To best compare different birth rate trends we can create a time plot to visualize our data. I will select a few countries arbitrarily just because there are so many countries to display at once
countries = c("United Kingdom", "United States", "Germany", "Japan", "Italy", "China", "Niger", "Chad")
displayed_birthrates <- birthrates_longer %>%
filter(`Country Name` %in% countries)
ggplot(data = displayed_birthrates, aes(x = year, y = birthrate_per_1000, color = `Country Name`)
) +
geom_line() +
ggtitle("Selected Countries Birthrates Over time") +
xlab("Year") +
ylab("Birthrate (Per 1000 people)") +
labs(color = "Country")We can see that both Chad and Niger both have significantly higher birthrates throughout most of the past century. Most countries I selected have a similar shape. Interestingly China has a very high birthrate but around the 1970’s it significantly decreased to a similar amount as countries like the United states. Japan has the lowest birthrate at 2020.

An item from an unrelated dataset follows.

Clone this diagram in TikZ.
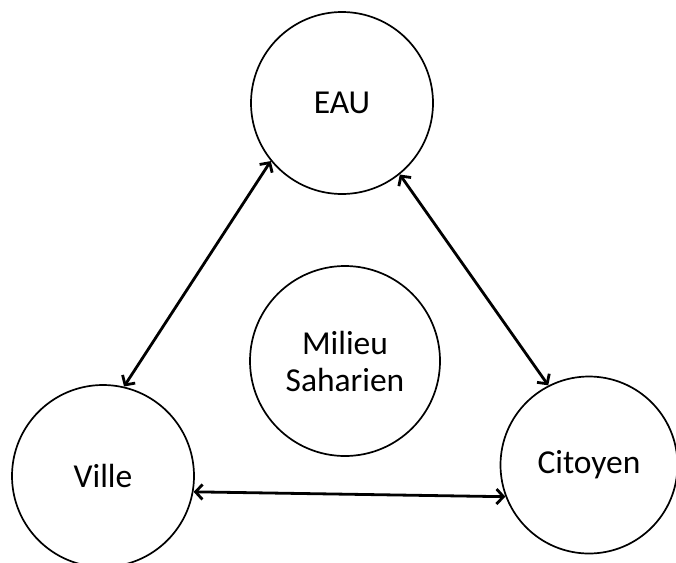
\documentclass[tikz,border=0pt]{standalone}
\usepackage{fontspec}
\setmainfont{Carlito}
\usetikzlibrary{arrows.meta}
\begin{document}
\begin{tikzpicture}[x=1pt,y=-1pt,
  bubble/.style={draw=black,circle,line width=1.7pt,inner sep=0pt,outer sep=0pt,
    align=center,font=\fontsize{33.5}{37}\selectfont},
  link/.style={line width=2.8pt,{Straight Barb[length=7pt,width=15pt]}-{Straight Barb[length=7pt,width=15pt]},shorten <=1pt,shorten >=1pt}]
\useasboundingbox (0,0) rectangle (676,562);
\node[bubble,minimum size=182pt] (eau) at (342,103) {EAU};
\node[bubble,minimum size=190pt] (mil) at (345,361) {Milieu\\Saharien};
\node[bubble,minimum size=182pt] (ville) at (103,476) {Ville};
\node[bubble,minimum size=177pt] (cit) at (589,465) {Citoyen};
\draw[link] (eau.219.8) -- (ville.77.6);
\draw[link] (eau.309) -- (cit.117.7);
\draw[link] (ville.350.4) -- (cit.201.9);
\end{tikzpicture}
\end{document}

After seeing this I was interested in seeing the global average birthrate. We can see with the longer format it is very easy to create graphs and group by certain attributes.
global_birthrate <- birthrates_longer %>%
group_by(year) %>%
summarize(average_global_birthrate = mean(birthrate_per_1000))
ggplot(data = global_birthrate, aes(x = year, y = average_global_birthrate)
) +
geom_line() +
ggtitle("Global Average Birthrate") +
xlab("Year") +
ylab("Birthrate (Per 1000 people)")We can see that the average global birthrate as decreased to an all time low from the 1960’s to 2020.
Summarizing
To Summarize, we were able to use pivot longer to create a longer dataset to work with. We dropped na values. Because we used averages dropping values did not hurt our data too significantly. We compared the birthrate trend of several countries. We also displayed a table of the average birthrates of each country and displayed a plot with the overall global birthrate.